A Normal Walk Is All I Ask

My dad’s an attorney.  The advantage?  I get free legal advice, but the disadvantages are endless.  Perhaps the most commonly experienced detriments are the infuriating delays during our walks.  Take this afternoon, for instance.   I caught the eye of a little girl who was riding her bike.  She pulled up to us and said, “Oh, what a cool dog.  Can I pet him?”  I sighed and rolled my eyes, because I knew full well what was coming.  As I recall, here was the exchange:

Dad:  Sure you can pet him. [he pulls a document and a pen from his pocket]  But first I’d like you to review and sign this form.

Girl:  Why?

Dad:  Because it protects me from all liability in the unlikely event that you incur a bite, scratch, allergic reaction, disease, psychological disorder, acid reflux or flatulence due to your voluntary interaction with Flapjack.

The girl looked at Dad as if he had just arrived from a galaxy far, far away..then she silently rode away at warp speed (apologies for mixing Star Wars and Star Trek references).  I was left standing there with Mr.

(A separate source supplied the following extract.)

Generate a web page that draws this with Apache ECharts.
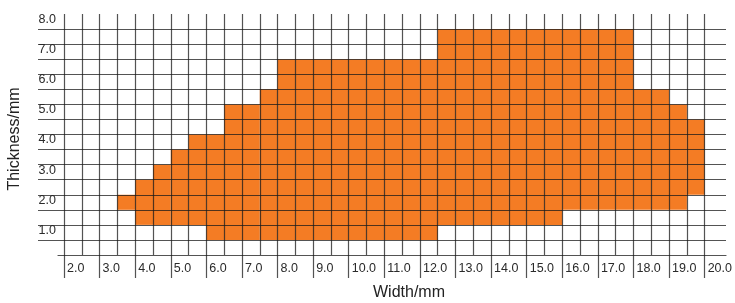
<!DOCTYPE html>
<html>
<head>
<meta charset="utf-8">
<script src="https://cdn.jsdelivr.net/npm/echarts@6/dist/echarts.min.js"></script>
<style>
html,body{margin:0;padding:0;background:#fff;}
#chart{width:735px;height:303px;}
</style>
</head>
<body>
<div id="chart"></div>
<script>
// Data: each column covers [widthStart, widthStart + binWidth] in Width/mm
const binWidth = 0.5;
const widthStarts = [3.5, 4.0, 4.5, 5.0, 5.5, 6.0, 6.5, 7.0, 7.5,
  8.0, 8.5, 9.0, 9.5, 10.0, 10.5, 11.0, 11.5, 12.0,
  12.5, 13.0, 13.5, 14.0, 14.5, 15.0, 15.5,
  16.0, 16.5, 17.0, 17.5,
  18.0, 18.5, 19.0, 19.5];
const thicknessMin = [1.5, 1.0, 1.0, 1.0, 1.0, 0.5, 0.5, 0.5, 0.5,
  0.5, 0.5, 0.5, 0.5, 0.5, 0.5, 0.5, 0.5, 0.5,
  1.0, 1.0, 1.0, 1.0, 1.0, 1.0, 1.0,
  1.5, 1.5, 1.5, 1.5,
  1.5, 1.5, 1.5, 2.0];
const thicknessMax = [2.0, 2.5, 3.0, 3.5, 4.0, 4.0, 5.0, 5.0, 5.5,
  6.5, 6.5, 6.5, 6.5, 6.5, 6.5, 6.5, 6.5, 6.5,
  7.5, 7.5, 7.5, 7.5, 7.5, 7.5, 7.5,
  7.5, 7.5, 7.5, 7.5,
  5.5, 5.5, 5.0, 4.5];
const xTickLabels = ['2.0','3.0','4.0','5.0','6.0','7.0','8.0','9.0','10.0','11.0','12.0','13.0','14.0','15.0','16.0','17.0','18.0','19.0','20.0'];
const yTickLabels = ['', '1.0','2.0','3.0','4.0','5.0','6.0','7.0','8.0'];
const xName = 'Width/mm';
const yName = 'Thickness/mm';

const cells = widthStarts.map((w, i) => [w, thicknessMin[i], thicknessMax[i]]);

const FONT = 'Liberation Sans, Arial, sans-serif';
const lineStyle = { color: 'rgba(25,25,25,0.75)', width: 1.2 };

const chart = echarts.init(document.getElementById('chart'), null, { renderer: 'canvas' });
chart.setOption({
  animation: false,
  backgroundColor: '#fff',
  grid: [
    { left: 64, right: 27, top: 14, bottom: 48 },
    { left: 38, right: 9, top: 14, bottom: 48 },
    { left: 58, right: 9, top: 14, bottom: 48 }
  ],
  xAxis: [
    {
      gridIndex: 0, type: 'value', min: 2, max: 20, interval: 1, z: 10,
      axisLine: { show: false },
      axisTick: { show: true, length: 23, lineStyle: lineStyle },
      splitLine: { show: true, lineStyle: lineStyle },
      minorTick: { show: false, splitNumber: 2 },
      minorSplitLine: { show: true, lineStyle: lineStyle },
      axisLabel: {
        margin: 7, align: 'left', verticalAlign: 'top', padding: [0, 0, 0, 3],
        color: '#2a2a2a', fontFamily: FONT, fontSize: 12.5,
        showMinLabel: true, showMaxLabel: true,
        formatter: (v) => xTickLabels[Math.round(v - 2)] || ''
      }
    },
    { gridIndex: 1, type: 'value', min: 0, max: 1, show: false },
    {
      gridIndex: 2, type: 'value', min: 0, max: 1, z: 10,
      axisLine: { show: true, lineStyle: lineStyle },
      axisTick: { show: false }, axisLabel: { show: false }, splitLine: { show: false }
    }
  ],
  yAxis: [
    {
      gridIndex: 0, type: 'value', min: 0, max: 8, interval: 1, z: 10,
      axisLine: { show: false }, axisTick: { show: false }, splitLine: { show: false },
      axisLabel: {
        margin: 8, align: 'right', verticalAlign: 'top', padding: [-1, 0, 0, 0],
        color: '#2a2a2a', fontFamily: FONT, fontSize: 12.5,
        showMinLabel: true, showMaxLabel: true,
        formatter: (v) => yTickLabels[Math.round(v)] || ''
      }
    },
    {
      gridIndex: 1, type: 'value', min: 0, max: 8, interval: 0.5, z: 10,
      axisLine: { show: false }, axisTick: { show: false }, axisLabel: { show: false },
      splitLine: { show: true, showMinLine: false, showMaxLine: false, lineStyle: lineStyle }
    },
    { gridIndex: 2, type: 'value', min: 0, max: 8, show: false }
  ],
  graphic: [
    {
      type: 'text', x: 15, y: 139, rotation: Math.PI / 2,
      style: { text: yName, fontFamily: FONT, fontSize: 16, fill: '#222', align: 'center', verticalAlign: 'middle' }
    },
    {
      type: 'text', x: 409, y: 293,
      style: { text: xName, fontFamily: FONT, fontSize: 16, fill: '#222', align: 'center', verticalAlign: 'middle' }
    }
  ],
  series: [
    {
      type: 'custom', xAxisIndex: 0, yAxisIndex: 0, z: 2,
      data: cells,
      renderItem: function (params, api) {
        const x0 = api.value(0), y0 = api.value(1), y1 = api.value(2);
        const p0 = api.coord([x0, y1]);
        const p1 = api.coord([x0 + binWidth, y0]);
        return {
          type: 'rect',
          shape: { x: p0[0], y: p0[1], width: p1[0] - p0[0], height: p1[1] - p0[1] },
          style: { fill: '#F47C24' }
        };
      }
    }
  ]
});
</script>
</body>
</html>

Congeniality and his release and waiver, which basically releases me from ever making new friends and waives my right to take a normal walk with a normal human being.

“Aha”, you may say..”What about your mom?  She’s got to be a normal human being.”

Not so fast.  Mom is a certified master gardener.  Walking with her is like being on a guided tour of a botanical garden.  We move ever so slowly, gazing at the neighborhood flora as if each walk was the first ever in some magical forest.  She stops frequently and points out the unique quality of each tree, shrub, flower and weed as if I give a rat’s ass, and examines possible diseases or infestations of every tree we pass (so I use the time to urinate on each one, which must do wonders for their health).  “Look at the beautiful African daisies, Flap!!”  Yeah, yeah, let’s move it, Garden Guru, before we’re arrested for impersonating cheap yard gnomes.  As we passed one yard, she said with concern, “This grass could use aeration and fertilization.”  So I obliged by scratching furiously at it, then gracing the lawn with a little soil enhancement.  She bagged my mess and said, “Sometimes it seems like you don’t appreciate all the beauty around us.”  Ya think?

The only thing worse than walking with Dad or Mom is walking with Dad AND Mom.  We’re talking 2 hours for 2 blocks.  I can crawl backwards faster (in fact I did once, and they were oblivious, naturally).  Will the suffering never end?  I guess the bright side is that, by living with them I know stuff that most other dogs don’t, like the difference between irrigation and litigation (in one, sometimes plants get soaked and in the other, sometimes people get..well, you have the idea).  Gotta go now..time for a (cough) walk.

Physician, Heal Thyself

I walk my “dad” at least twice a day because, heaven knows, he needs the exercise.  He likes burning a few calories and getting the chance to clear his mind.  I’m not quite sure there’s much in there that requires clearing, and I’m concerned about wasting time draining an empty well, but he seems to benefit.  There are times however, like this afternoon, when I have my doubts.  We were walking as we always do, tethered together with my designer leash – the leash is obviously for his benefit because I heel better than Dr. Oz – when he suddenly yells, “We gotta go home..I forgot your leash.”  So I gave him a good yank (yanking his chain has become commonplace for me) and at least temporarily brought him back to his senses.  This is the same guy who was driving me home from the vet last week and, while stopped at an intersection, repeatedly pointed at the red light with his garage door transmitter, clicking it impatiently for a light change.  When we made it home, he instructed me to “speak”..I guess he thought that would open the garage door.  But you gotta love him.  He just needs a little work.  And that’s why I’m here.